Begin Collected data

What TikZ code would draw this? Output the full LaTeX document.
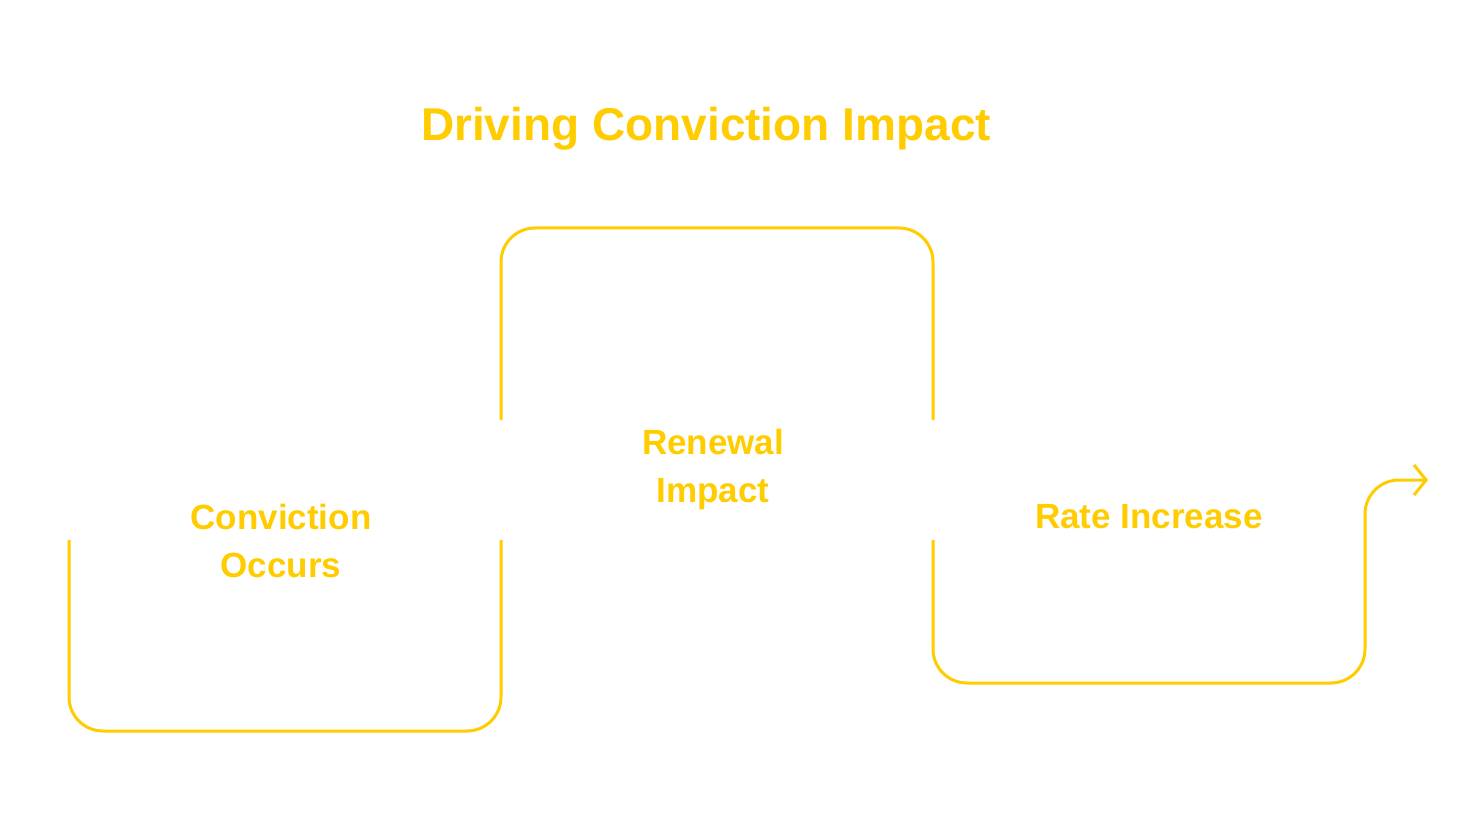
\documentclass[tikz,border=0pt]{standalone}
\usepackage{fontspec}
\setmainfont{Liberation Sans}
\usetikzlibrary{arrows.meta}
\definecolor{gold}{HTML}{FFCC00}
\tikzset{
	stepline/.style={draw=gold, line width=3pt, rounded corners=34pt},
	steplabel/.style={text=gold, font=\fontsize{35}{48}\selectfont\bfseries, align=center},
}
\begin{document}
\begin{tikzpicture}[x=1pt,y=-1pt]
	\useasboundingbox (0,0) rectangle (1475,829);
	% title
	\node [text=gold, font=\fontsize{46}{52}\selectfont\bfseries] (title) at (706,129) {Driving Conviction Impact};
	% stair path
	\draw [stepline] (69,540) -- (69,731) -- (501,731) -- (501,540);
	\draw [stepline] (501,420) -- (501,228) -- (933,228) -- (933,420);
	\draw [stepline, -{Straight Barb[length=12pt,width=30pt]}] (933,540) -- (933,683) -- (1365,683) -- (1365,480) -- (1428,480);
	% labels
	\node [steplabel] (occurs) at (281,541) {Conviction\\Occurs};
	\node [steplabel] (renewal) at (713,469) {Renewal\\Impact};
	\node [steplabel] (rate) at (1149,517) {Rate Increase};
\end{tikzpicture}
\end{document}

End Collected data

* Task requirements:
Write the lines above out again exactly, without any of their pictures.

* Written solution:
What TikZ code would draw this? Output the full LaTeX document.
\documentclass[tikz,border=0pt]{standalone}
\usepackage{fontspec}
\setmainfont{Liberation Sans}
\usetikzlibrary{arrows.meta}
\definecolor{gold}{HTML}{FFCC00}
\tikzset{
	stepline/.style={draw=gold, line width=3pt, rounded corners=34pt},
	steplabel/.style={text=gold, font=\fontsize{35}{48}\selectfont\bfseries, align=center},
}
\begin{document}
\begin{tikzpicture}[x=1pt,y=-1pt]
	\useasboundingbox (0,0) rectangle (1475,829);
	% title
	\node [text=gold, font=\fontsize{46}{52}\selectfont\bfseries] (title) at (706,129) {Driving Conviction Impact};
	% stair path
	\draw [stepline] (69,540) -- (69,731) -- (501,731) -- (501,540);
	\draw [stepline] (501,420) -- (501,228) -- (933,228) -- (933,420);
	\draw [stepline, -{Straight Barb[length=12pt,width=30pt]}] (933,540) -- (933,683) -- (1365,683) -- (1365,480) -- (1428,480);
	% labels
	\node [steplabel] (occurs) at (281,541) {Conviction\\Occurs};
	\node [steplabel] (renewal) at (713,469) {Renewal\\Impact};
	\node [steplabel] (rate) at (1149,517) {Rate Increase};
\end{tikzpicture}
\end{document}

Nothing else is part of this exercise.